Beau ou laid

8.10.10

image Obscur, clair ou entre les deux, il m’accompagne depuis toujours. C’est une partition de moi, un bruit intérieur, un fracas apathique et mouvant, enjôleur ou dynamiteur. Il ne me ronge pas les sens, au contraire, il les exalte. Tout demeure sensible et reste en éveil, alerte plus que jamais, j’entends, je vois, je sens. Lorsqu’il survient, c’est une île, un retrait consenti ou subi, une suspension ou un exil dans la rapidité du monde.

Quand il se fait beau, il est connivence rêveuse, connexion avec mon centre, vertige de l’appropriation des choses, exaltation, compréhension, ricochet d’expérience. Il ponctue mes trajets de vie, m’assagit, m’évite le conflit inutile avec l’autre, celui qui parle haut, qui parle fort. Je me retranche, m’intériorise, laisse passer les meneurs hurlants et conscientise leur doctrine, isole et m’emplis de la pertinence des propos ou laisse tourner dans la pensée unique le reste des illusions égarées.
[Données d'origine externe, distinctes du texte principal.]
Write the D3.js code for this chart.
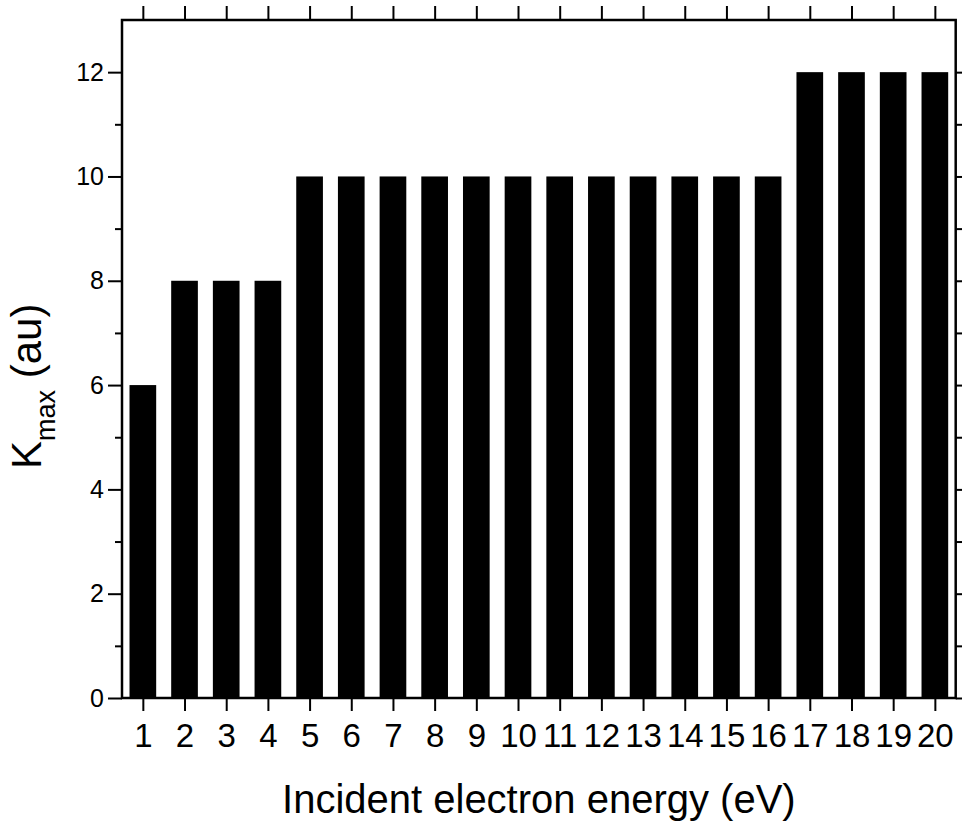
<!DOCTYPE html>
<html>
<head>
<meta charset="utf-8">
<script src="https://cdn.jsdelivr.net/npm/d3@7"></script>
<style>
  html, body { margin: 0; padding: 0; background: #fff; }
  svg { display: block; font-family: "Liberation Sans", Arial, sans-serif; }
</style>
</head>
<body>
<svg id="chart" width="962" height="826"></svg>
<script>
// ---- data ----
const energies = [1,2,3,4,5,6,7,8,9,10,11,12,13,14,15,16,17,18,19,20];
const kmax = [6,8,8,8,10,10,10,10,10,10,10,10,10,10,10,10,12,12,12,12];
const yMajorTicks = [0,2,4,6,8,10,12];
const yMinorTicks = [1,3,5,7,9,11];
const xTitle = "Incident electron energy (eV)";
const yTitleMain = "K";
const yTitleSub = "max";
const yTitleTail = " (au)";

// ---- layout ----
const L = 122, R = 955.7, T = 20, B = 698;
const svg = d3.select("#chart");

const x = d3.scaleLinear().domain([0.5, 20.5]).range([L, R]);
const y = d3.scaleLinear().domain([0, 13]).range([B, T]);
const barW = 0.64;

// bars
svg.append("g").selectAll("rect").data(energies).join("rect")
  .attr("x", (d) => x(d - barW/2))
  .attr("width", (d) => x(d + barW/2) - x(d - barW/2))
  .attr("y", (d,i) => y(kmax[i]))
  .attr("height", (d,i) => y(0) - y(kmax[i]))
  .attr("fill", "#000");

function styleAxis(g, fontSize) {
  g.attr("font-size", null).attr("font-family", null);
  g.select(".domain").remove();
  g.selectAll(".tick line").attr("stroke", "#000").attr("stroke-width", 2);
  g.selectAll(".tick text").attr("fill", "#000").style("font-size", fontSize + "px")
    .style("font-family", '"Liberation Sans", Arial, sans-serif');
}

// bottom axis
const gB = svg.append("g").attr("transform", `translate(0,${B})`)
  .call(d3.axisBottom(x).tickValues(energies).tickFormat(d3.format("d")).tickSize(13).tickPadding(13));
styleAxis(gB, 33);

// top axis
const gT = svg.append("g").attr("transform", `translate(0,${T})`)
  .call(d3.axisTop(x).tickValues(energies).tickFormat("").tickSize(14));
styleAxis(gT, 0);

// left axis
const gL = svg.append("g").attr("transform", `translate(${L},0)`)
  .call(d3.axisLeft(y).tickValues(yMajorTicks).tickFormat(d3.format("d")).tickSize(14).tickPadding(4));
styleAxis(gL, 25);
const gLm = svg.append("g").attr("transform", `translate(${L},0)`)
  .call(d3.axisLeft(y).tickValues(yMinorTicks).tickFormat("").tickSize(7));
styleAxis(gLm, 0);

// right axis
const gR = svg.append("g").attr("transform", `translate(${R},0)`)
  .call(d3.axisRight(y).tickValues(yMajorTicks).tickFormat("").tickSize(14));
styleAxis(gR, 0);
const gRm = svg.append("g").attr("transform", `translate(${R},0)`)
  .call(d3.axisRight(y).tickValues(yMinorTicks).tickFormat("").tickSize(7));
styleAxis(gRm, 0);

// frame
svg.append("rect").attr("x", L).attr("y", T).attr("width", R - L).attr("height", B - T)
  .attr("fill", "none").attr("stroke", "#000").attr("stroke-width", 2.5);

// x title
svg.append("text").attr("x", (L + R) / 2).attr("y", 813)
  .attr("text-anchor", "middle").attr("font-size", 40).attr("fill", "#000")
  .text(xTitle);

// y title
const yt = svg.append("text")
  .attr("transform", "translate(41,469) rotate(-90)")
  .attr("text-anchor", "start").attr("font-size", 42).attr("fill", "#000");
yt.append("tspan").text(yTitleMain);
yt.append("tspan").attr("font-size", 27).attr("dy", 14).text(yTitleSub);
yt.append("tspan").attr("dy", -14).text(yTitleTail);
</script>
</body>
</html>
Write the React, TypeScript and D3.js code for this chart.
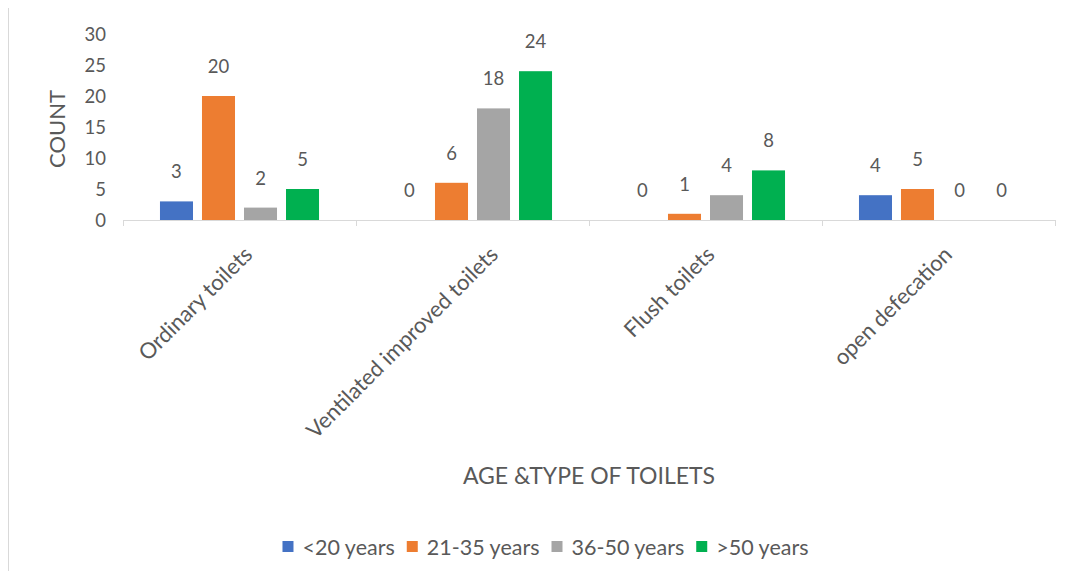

Quand il se fait laid, contre-jour bruyant du ventre, tordeur d’entrailles, quand, sournois, il envoie sa cohorte sourde en acouphènes, il est blessure, il est l’enfance qui reflue. Sauvegarde des données précieuses, il est le refuge à l’angoisse, parade aux sueurs froides de la honte, à l’ego brouillé du petit en quête de reconnaissance. Las, je m’abroge, me retire dans le cloître du boiteux, il me cadenasse de l’intérieur, me tient isolé, m’oublie dans des défonces addictives. Les autres peuvent tourner, je suis absent d’eux, replié sur mon nombril, otage de ma rengaine muette.

Beau ou laid, il est silence, je suis fait de lui.